The Comptroller and Auditor General (C&AG) has released his annual report on the DVLA’s collection of Vehicle Excise Duty (VED). VED is tax which must be paid for most types of vehicles used, or kept, on public roads in the United Kingdom. In 2021-22, the DVLA Trust Statement recorded £7,216 million of VED revenue and enforcement fines and penalties, an increase of £286 million (4.13%) on 2020-21 levels.

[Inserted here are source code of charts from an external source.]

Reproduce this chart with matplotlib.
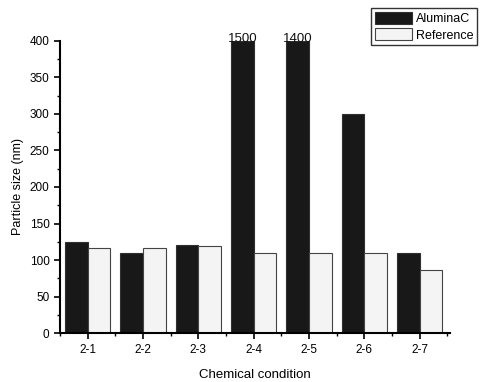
import matplotlib
matplotlib.use("Agg")
import matplotlib.pyplot as plt
from matplotlib.ticker import MultipleLocator
import numpy as np

plt.rcParams['font.family'] = ['Liberation Sans', 'DejaVu Sans']

# data
conditions = ['2-1', '2-2', '2-3', '2-4', '2-5', '2-6', '2-7']
alumina = [125, 110, 121, 1500, 1400, 300, 110]
reference = [117, 117, 119, 110, 110, 109, 87]
ymax = 400

fig = plt.figure(figsize=(4.84, 3.82), dpi=100)
ax = fig.add_axes([0.124, 0.128, 0.806, 0.765])

x = np.arange(1, len(conditions) + 1)
w = 0.41
shown = np.minimum(alumina, ymax)
ax.bar(x - w / 2, shown, w, color='#181818', edgecolor='#303030', linewidth=0.8, label='AluminaC')
ax.bar(x + w / 2, reference, w, color='#f4f4f4', edgecolor='#444444', linewidth=0.8, label='Reference')

# values above the axis limit written on the clipped bars
for xi, v in zip(x, alumina):
    if v > ymax:
        ax.text(xi - w / 2, ymax + 2, str(v), ha='center', va='center', fontsize=9.5, color='#111111')

ax.set_xlim(0.5, 7.55)
ax.set_ylim(0, ymax)
ax.set_xticks(x)
ax.set_xticklabels(conditions)
ax.xaxis.set_minor_locator(MultipleLocator(0.5))
ax.yaxis.set_major_locator(MultipleLocator(50))
ax.yaxis.set_minor_locator(MultipleLocator(25))
ax.tick_params(axis='both', which='major', direction='out', length=4, width=1.2, labelsize=8.5)
ax.tick_params(axis='both', which='minor', direction='out', length=2, width=1)
ax.spines['top'].set_visible(False)
ax.spines['right'].set_visible(False)
ax.spines['left'].set_linewidth(1.5)
ax.spines['bottom'].set_linewidth(1.5)

ax.set_xlabel('Chemical condition', fontsize=9.5, labelpad=10)
ax.set_ylabel('Particle size (nm)', fontsize=9)

fig.legend(loc='upper right', bbox_to_anchor=(0.999, 0.995), fontsize=9, frameon=True,
           fancybox=False, edgecolor='black', handlelength=3.0, handleheight=1.1,
           borderpad=0.3, labelspacing=0.25, handletextpad=0.3)

fig.savefig('out.png', dpi=100)
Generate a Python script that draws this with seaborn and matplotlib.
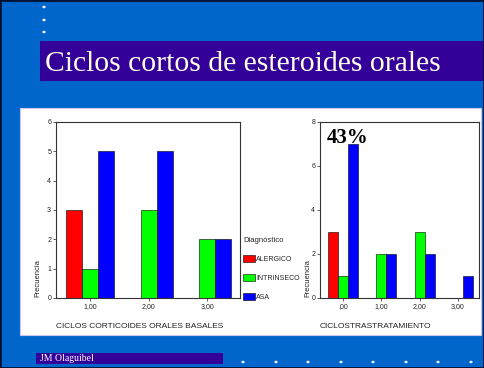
import matplotlib
matplotlib.use("Agg")
import matplotlib.pyplot as plt
from matplotlib.patches import Rectangle
import seaborn as sns
import pandas as pd

# ---- data ----
diagnosticos = ["ALERGICO", "INTRINSECO", "ASA"]
colores = ["#FF0000", "#00FF00", "#0000FF"]

basal_cats = ["1,00", "2,00", "3,00"]
basal_alergico = [3, 0, 0]
basal_intrinseco = [1, 3, 2]
basal_asa = [5, 5, 2]

tras_cats = [",00", "1,00", "2,00", "3,00"]
tras_alergico = [3, 0, 0, 0]
tras_intrinseco = [1, 2, 3, 0]
tras_asa = [7, 2, 2, 1]

left_yticks = [0, 1, 2, 3, 4, 5, 6]
right_yticks = [0, 2, 4, 6, 8]


def build(cats, series):
    rows = []
    for name, vals in zip(diagnosticos, series):
        for c, v in zip(cats, vals):
            if v > 0:
                rows.append({"cat": c, "Diagnóstico": name, "Frecuencia": v})
    return pd.DataFrame(rows)


df_basal = build(basal_cats, [basal_alergico, basal_intrinseco, basal_asa])
df_tras = build(tras_cats, [tras_alergico, tras_intrinseco, tras_asa])

W, H = 484, 368
sns.set_theme(style="white")
plt.rcParams["font.family"] = ["Liberation Sans", "DejaVu Sans"]

fig = plt.figure(figsize=(W / 100, H / 100), dpi=100)
fig.patch.set_facecolor("#0066CC")


def fx(px):
    return px / W


def fy(py):
    return 1 - py / H


# white panel
fig.patches.append(Rectangle((fx(20), fy(335)), fx(481) - fx(20), fy(108) - fy(335),
                             transform=fig.transFigure, facecolor="white",
                             edgecolor="#C8C8F0", linewidth=0.8, zorder=-5))
# title band
fig.patches.append(Rectangle((fx(40), fy(81)), 1 - fx(40), fy(41) - fy(81),
                             transform=fig.transFigure, facecolor="#330099",
                             edgecolor="none", zorder=-5))
fig.text(fx(45), fy(64), "Ciclos cortos de esteroides orales", color="#FFFFE6",
         fontsize=21.3, family="Liberation Serif", va="center", ha="left")
# footer band
fig.patches.append(Rectangle((fx(36), fy(364)), fx(223) - fx(36), fy(353) - fy(364),
                             transform=fig.transFigure, facecolor="#330099",
                             edgecolor="none", zorder=-5))
fig.text(fx(40), fy(358.5), "JM Olaguibel", color="white", fontsize=7,
         family="Liberation Serif", va="center", ha="left")
# decorative dots
for py in [7, 20, 32]:
    fig.patches.append(plt.Circle((fx(44), fy(py)), 0.0035, transform=fig.transFigure,
                                  facecolor="#EEEEFF", edgecolor="none", zorder=-4))
for px in [243, 276, 308, 341, 373, 406, 438, 471]:
    fig.patches.append(plt.Circle((fx(px), fy(362)), 0.0035, transform=fig.transFigure,
                                  facecolor="#EEEEFF", edgecolor="none", zorder=-4))
# border
fig.patches.append(Rectangle((0, 0), 1, 1, transform=fig.transFigure, facecolor="none",
                             edgecolor="#001133", linewidth=2, zorder=10))

ax1 = fig.add_axes([fx(56), fy(298), fx(240) - fx(56), fy(122) - fy(298)])
ax2 = fig.add_axes([fx(320), fy(298), fx(479) - fx(320), fy(122) - fy(298)])
ax1.set_zorder(1)
ax2.set_zorder(1)

sns.barplot(data=df_basal, x="cat", y="Frecuencia", hue="Diagnóstico", order=basal_cats,
            hue_order=diagnosticos, palette=colores, width=0.82, ax=ax1,
            edgecolor="black", linewidth=0.4, saturation=1)
sns.barplot(data=df_tras, x="cat", y="Frecuencia", hue="Diagnóstico", order=tras_cats,
            hue_order=diagnosticos, palette=colores, width=0.79, ax=ax2,
            edgecolor="black", linewidth=0.4, saturation=1, legend=False)

ax1.set_xlim(-0.58, 2.56)
ax1.set_ylim(0, 6)
ax1.set_yticks(left_yticks)
ax2.set_xlim(-0.6, 3.55)
ax2.set_ylim(0, 8)
ax2.set_yticks(right_yticks)

for ax, xl, xc in [(ax1, "CICLOS CORTICOIDES ORALES BASALES", (140 - 56) / 184),
                   (ax2, "CICLOSTRASTRATAMIENTO", (375 - 320) / 159)]:
    ax.set_facecolor("white")
    for s in ax.spines.values():
        s.set_color("#333333")
        s.set_linewidth(0.8)
        s.set_visible(True)
    ax.tick_params(axis="both", labelsize=5, colors="#222222", length=2, width=0.5,
                   direction="out", pad=1.5, left=True, bottom=True)
    ax.set_xlabel(xl, fontsize=6, color="#222222")
    ax.xaxis.set_label_coords(xc, -(326 - 298) / 176)
    ax.xaxis.label.set_va("center")
    ax.set_ylabel("Frecuencia", fontsize=5.5, color="#222222", loc="bottom")
    ax.yaxis.label.set_va("center")

ax1.yaxis.set_label_coords((38 - 56) / 184, 0.005)
ax2.yaxis.set_label_coords((308 - 320) / 159, 0.005)

ax2.text((348 - 320) / 159, (298 - 138) / 176, "43%", transform=ax2.transAxes,
         fontsize=15, fontweight="bold", family="Liberation Serif", ha="center",
         va="center", color="black")

sns.move_legend(ax1, "upper left", bbox_to_anchor=(fx(243), fy(237)),
                bbox_transform=fig.transFigure, frameon=False, title="Diagnóstico",
                fontsize=5, title_fontsize=5.5, handlelength=1.7, handleheight=1.3,
                labelspacing=1.55, borderpad=0, borderaxespad=0, handletextpad=0.2,
                alignment="left")

fig.savefig("out.png", dpi=100, facecolor=fig.get_facecolor())
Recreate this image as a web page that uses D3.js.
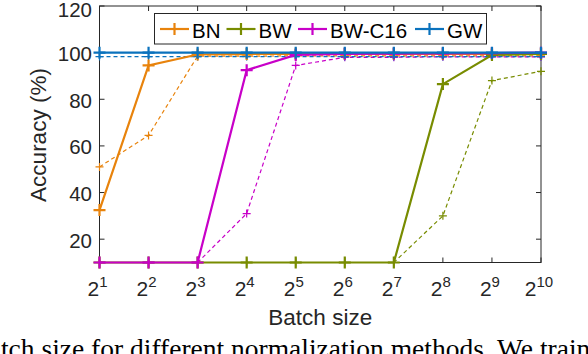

The C&AG’s report this year concludes positively on how DVLA has carried out its core tax collection responsibilities.
It also describes how:
- VED is currently forecast by the Office for Budget Responsibility (OBR) to peak in 2024-25, earlier than previously thought, as a result of the increased uptake of electric vehicles, which are exempt from the tax;
- compliance levels for VED remain, at 98.2%, consistent with the last measurement (98.4%) which was taken before the pandemic, in 2019; and
- the DVLA has returned its revenue from enforcement to a level close to pre-pandemic measurement, but only partially restored its levels of enforcement activity. Many first-line activities, including wheel-clamping, stickering and automatic penalties, returned almost to pre-pandemic levels, but enforcement actions representing higher escalation points – including prosecutions and out of court settlements – remained significantly curtailed. Relevant capacity has been constrained both at the DVLA itself and in partner organisations.
The C&AG makes recommendations both to the DVLA on the continued recovery of enforcement activity levels, and to HM Treasury in respect of using the 2020 call for evidence on VED to determine the most suitable future for VED, taking into account the long-term erosion of the VED tax base as electric vehicle uptake accelerates.